[Records with drawing code]
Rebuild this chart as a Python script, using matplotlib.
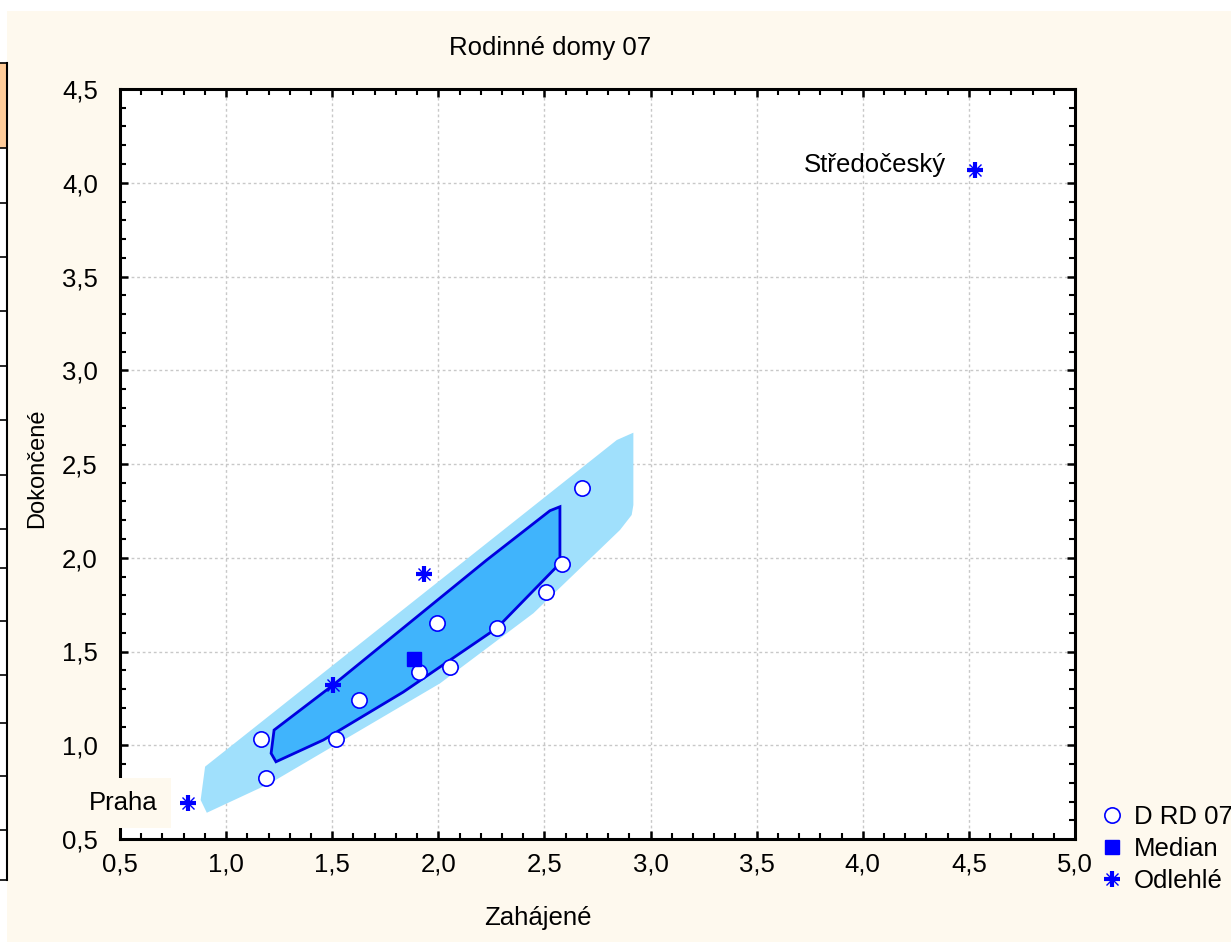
import matplotlib
matplotlib.use("Agg")
import matplotlib.pyplot as plt
from matplotlib.patches import Rectangle, Polygon
from matplotlib.lines import Line2D
from matplotlib.legend_handler import HandlerTuple
from matplotlib.ticker import MultipleLocator, FuncFormatter

plt.rcParams['font.family'] = ['Liberation Sans', 'DejaVu Sans']

# data
pts_x = [1.164, 1.188, 1.518, 1.626, 1.909, 2.055, 1.994, 2.277, 2.508, 2.583, 2.677]
pts_y = [1.033, 0.825, 1.033, 1.241, 1.391, 1.417, 1.652, 1.625, 1.817, 1.967, 2.372]

median_x = [1.885]
median_y = [1.461]

out_x = [1.933, 1.504, 0.820, 4.529]
out_y = [1.915, 1.320, 0.692, 4.068]

# hull outlines (bagplot style)
outer_x = [0.901, 0.880, 0.909, 1.207, 2.008, 2.448, 2.856, 2.911, 2.919, 2.919, 2.841]
outer_y = [0.886, 0.708, 0.640, 0.797, 1.330, 1.704, 2.148, 2.228, 2.281, 2.667, 2.628]
inner_x = [1.226, 1.212, 1.235, 1.458, 1.835, 2.275, 2.573, 2.573, 2.526, 2.228, 1.504]
inner_y = [1.081, 0.957, 0.912, 1.028, 1.284, 1.624, 1.970, 2.272, 2.251, 1.988, 1.321]

label_names = ['Praha', 'Středočeský']
label_idx = [2, 3]

CREAM = '#FEF9EE'
BLUE = '#0000FF'
FS = 18.5

fig = plt.figure(figsize=(12.31, 9.42), dpi=100)
fig.patch.set_facecolor('white')

W, H = 1231, 942
def fx(px):
    return px / W
def fy(py):
    return 1 - py / H

# cream panel
fig.patches.append(Rectangle((fx(7), 0), 1 - fx(7), fy(11), transform=fig.transFigure,
                             facecolor=CREAM, edgecolor='none', zorder=-5))
# left-edge remnant of a neighbouring table
fig.patches.append(Rectangle((0, fy(148)), fx(7), fy(63) - fy(148), transform=fig.transFigure,
                             facecolor='#FFCC99', edgecolor='none', zorder=-4))
fig.add_artist(Line2D([fx(7), fx(7)], [fy(63), fy(880)], transform=fig.transFigure,
                      color='black', lw=1.5, zorder=-3))
for yy in [63, 148, 203, 257, 311, 366, 420, 475, 529, 568, 621, 675, 723, 776, 830, 880]:
    fig.add_artist(Line2D([0, fx(7)], [fy(yy), fy(yy)], transform=fig.transFigure,
                          color='black', lw=1.2, zorder=-3))

ax = fig.add_axes([fx(120), fy(839), fx(1075) - fx(120), fy(89) - fy(839)])
ax.set_facecolor('white')
ax.set_xlim(0.5, 5.0)
ax.set_ylim(0.5, 4.5)

ax.add_patch(Polygon(list(zip(outer_x, outer_y)), closed=True, facecolor='#A0E0FC',
                     edgecolor='none', zorder=1))
ax.add_patch(Polygon(list(zip(inner_x, inner_y)), closed=True, facecolor='#40B4FC',
                     edgecolor='#0000E0', lw=2, zorder=2))

h_pts, = ax.plot(pts_x, pts_y, 'o', ls='none', ms=11, mfc='white', mec=BLUE, mew=1.2,
                 zorder=4)
h_med, = ax.plot(median_x, median_y, 's', ls='none', ms=10, mfc=BLUE, mec=BLUE, zorder=4)
h_plus, = ax.plot(out_x, out_y, '+', ls='none', ms=11, mec=BLUE, mew=3, zorder=4)
h_x, = ax.plot(out_x, out_y, 'x', ls='none', ms=9, mec=BLUE, mew=1, zorder=4)

ax.text(out_x[label_idx[0]] - 0.141, out_y[label_idx[0]], label_names[0], fontsize=FS,
        ha='right', va='center', zorder=5,
        bbox=dict(boxstyle='square,pad=0.5', facecolor=CREAM, edgecolor='none'))
ax.text(out_x[label_idx[1]] - 0.137, out_y[label_idx[1]] + 0.027, label_names[1], fontsize=FS,
        ha='right', va='center', zorder=5)

ax.xaxis.set_major_locator(MultipleLocator(0.5))
ax.yaxis.set_major_locator(MultipleLocator(0.5))
ax.xaxis.set_minor_locator(MultipleLocator(0.1))
ax.yaxis.set_minor_locator(MultipleLocator(0.1))
comma = FuncFormatter(lambda v, p: f'{v:.1f}'.replace('.', ','))
ax.xaxis.set_major_formatter(comma)
ax.yaxis.set_major_formatter(comma)
ax.tick_params(which='both', direction='in', top=True, right=True, labelsize=FS, color='black')
ax.tick_params(which='major', length=6, width=1.8, pad=10)
ax.tick_params(which='minor', length=4, width=1.5)
ax.tick_params(axis='y', which='major', pad=16)
for s in ax.spines.values():
    s.set_linewidth(2.2)
ax.grid(True, which='major', color='#C8C8C8', ls=(0, (2, 2)), lw=1)
ax.set_axisbelow(True)

fig.text(fx(550), fy(48), 'Rodinné domy 07', fontsize=FS, ha='center', va='center')
fig.text(fx(538), fy(918), 'Zahájené', fontsize=FS, ha='center', va='center')
fig.text(fx(37), fy(468), 'Dokončené', fontsize=17, ha='center', va='center', rotation=90)

leg = ax.legend([h_pts, h_med, (h_plus, h_x)], ['D RD 07', 'Median', 'Odlehlé'],
                handler_map={tuple: HandlerTuple(ndivide=1, pad=0)},
                loc='center left', bbox_to_anchor=(fx(1102), fy(849)),
                bbox_transform=fig.transFigure, frameon=False, fontsize=FS,
                handlelength=0.8, handletextpad=0.45, labelspacing=0.32,
                borderaxespad=0, borderpad=0)

fig.savefig('out.png', dpi=100, facecolor=fig.get_facecolor())
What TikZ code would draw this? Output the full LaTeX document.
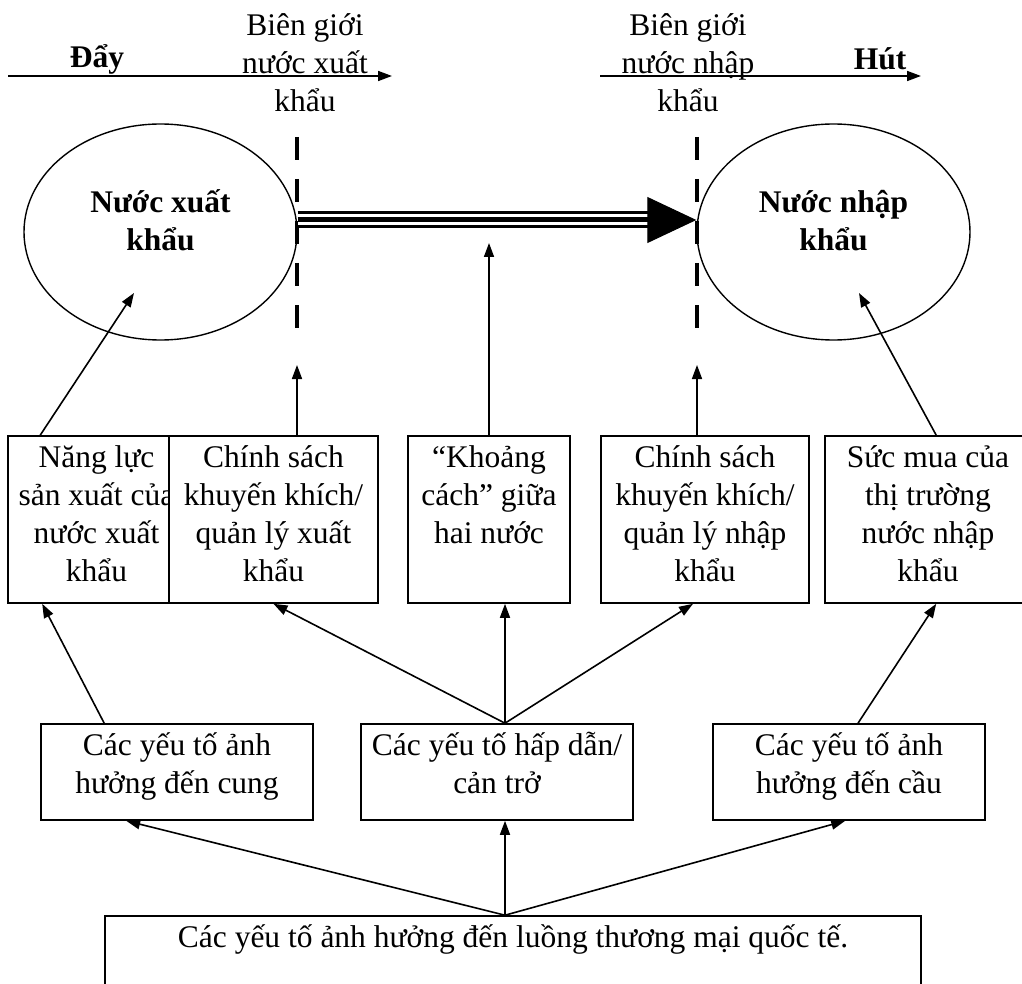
\documentclass[tikz,border=0pt]{standalone}
\usepackage{fontspec}
\setmainfont{Liberation Serif}
\usepackage{tikz}
\usetikzlibrary{positioning,shapes.geometric,arrows.meta,calc}
\newcommand{\cochu}{\fontsize{15.75pt}{19pt}\selectfont}
\newcommand{\noidung}[3]{\parbox[c][#2][t]{#1}{\centering\vspace*{2.4pt}\strut #3}}
\newcommand{\tennuoc}[1]{\raisebox{4pt}[\height][\depth]{\begin{tabular}{@{}c@{}}#1\end{tabular}}}
\tikzstyle{khung} = [rectangle, draw, fill=white, inner sep=0pt, line width=0.8pt]
\tikzstyle{nuoc} = [ellipse, draw, line width=0.7pt, minimum width=136.5pt, minimum height=108pt, font=\cochu\bfseries]
\tikzstyle{bien} = [line width=2pt, dash pattern=on 11.5pt off 9.5pt]
\tikzstyle{ba} = [line width=8.5pt, postaction={draw, line width=5.5pt, white}, postaction={draw, line width=2.5pt, black}]

\begin{document}
\begin{tikzpicture}[->,>={Triangle[length=7pt,width=5pt]},line width=0.8pt,x=0.5pt,y=-0.5pt,every node/.style={font=\cochu}]
  \useasboundingbox (0,0) rectangle (1022,984);

  % day - hut
  \coordinate (day_a) at (8,76);
  \coordinate (day_b) at (392,76);
  \coordinate (hut_a) at (600,76);
  \coordinate (hut_b) at (921,76);
  \node[font=\cochu\bfseries] (Day) at (97,59) {Đẩy};
  \node[font=\cochu\bfseries] (Hut) at (880,59) {Hút};
  \node[align=center] (BG_xk) at (305,63) {Biên giới\\nước xuất\\khẩu};
  \node[align=center] (BG_nk) at (688,63) {Biên giới\\nước nhập\\khẩu};
  \path (day_a) edge (day_b);
  \path (hut_a) edge (hut_b);

  % hai nuoc
  \node[nuoc] (XK) at (160.5,232) {\tennuoc{Nước xuất\\khẩu}};
  \node[nuoc] (NK) at (833.5,232) {\tennuoc{Nước nhập\\khẩu}};

  % bien gioi
  \coordinate (gx_t) at (297,137);
  \coordinate (gx_b) at (297,328);
  \coordinate (gn_t) at (697,137);
  \coordinate (gn_b) at (697,328);
  \draw[-,bien] (gx_t) -- (gx_b);
  \draw[-,bien] (gn_t) -- (gn_b);

  % luong hang
  \draw[-,ba] ([yshift=6pt]XK.east) -- ([xshift=-22pt,yshift=6pt]NK.west);
  \draw[-{Triangle[length=24.5pt,width=23pt]},line width=0.5pt] ([xshift=-24pt,yshift=6pt]NK.west) -- ([yshift=6pt]NK.west);

  % hang 1
  \node[khung] (NL) at (96.5,519.5) {\noidung{88.5pt}{83.5pt}{Năng lực\\sản xuất của\\nước xuất\\khẩu}};
  \node[khung] (CS_xk) at (273.5,519.5) {\noidung{104.5pt}{83.5pt}{Chính sách\\khuyến khích/\\quản lý xuất\\khẩu}};
  \node[khung] (KC) at (489,519.5) {\noidung{81pt}{83.5pt}{“Khoảng\\cách” giữa\\hai nước}};
  \node[khung] (CS_nk) at (705,519.5) {\noidung{104pt}{83.5pt}{Chính sách\\khuyến khích/\\quản lý nhập\\khẩu}};
  \node[khung] (SM) at (928,519.5) {\noidung{103pt}{83.5pt}{Sức mua của\\thị trường\\nước nhập\\khẩu}};

  % hang 2
  \node[khung] (YT_cung) at (177,772) {\noidung{136pt}{48pt}{Các yếu tố ảnh\\hưởng đến cung}};
  \node[khung] (YT_hd) at (497,772) {\noidung{136pt}{48pt}{Các yếu tố hấp dẫn/\\cản trở}};
  \node[khung] (YT_cau) at (849,772) {\noidung{136pt}{48pt}{Các yếu tố ảnh\\hưởng đến cầu}};

  % hang 3
  \node[khung] (YT_lt) at (513,963) {\noidung{408pt}{47pt}{Các yếu tố ảnh hưởng đến luồng thương mại quốc tế.}};

  % hang 1 -> tren
  \coordinate (gx_end) at (297,365);
  \coordinate (gn_end) at (697,365);
  \coordinate (kc_end) at (489,243);
  \path ($(NL.north west)+(33,0)$) edge ($(XK.center)+(-26.5,61)$);
  \path (gx_end |- CS_xk.north) edge (gx_end);
  \path (KC.north) edge (kc_end);
  \path (gn_end |- CS_nk.north) edge (gn_end);
  \path ($(SM.north west)+(112,0)$) edge ($(NK.center)+(25.5,61)$);

  % hang 2 -> hang 1
  \coordinate (hd_top) at ($(YT_hd.north)+(8,0)$);
  \path ($(YT_cung.north west)+(64,0)$) edge ($(NL.south west)+(35,0)$);
  \path (hd_top) edge (CS_xk.south);
  \path (hd_top) edge (hd_top |- KC.south);
  \path (hd_top) edge ($(CS_nk.south)+(-12,0)$);
  \path ($(YT_cau.north)+(9,0)$) edge ($(SM.south west)+(112,0)$);

  % hang 3 -> hang 2
  \coordinate (lt_top) at ($(YT_lt.north)+(-8,0)$);
  \path (lt_top) edge ($(YT_cung.south west)+(86,0)$);
  \path (lt_top) edge (lt_top |- YT_hd.south);
  \path (lt_top) edge ($(YT_cau.south west)+(133,0)$);
\end{tikzpicture}
\end{document}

- **TASK PROMPT**: Using the records above, copy every line that has the word "chart" in it.

- **WRITTEN SOLUTION**:
Rebuild this chart as a Python script, using matplotlib.

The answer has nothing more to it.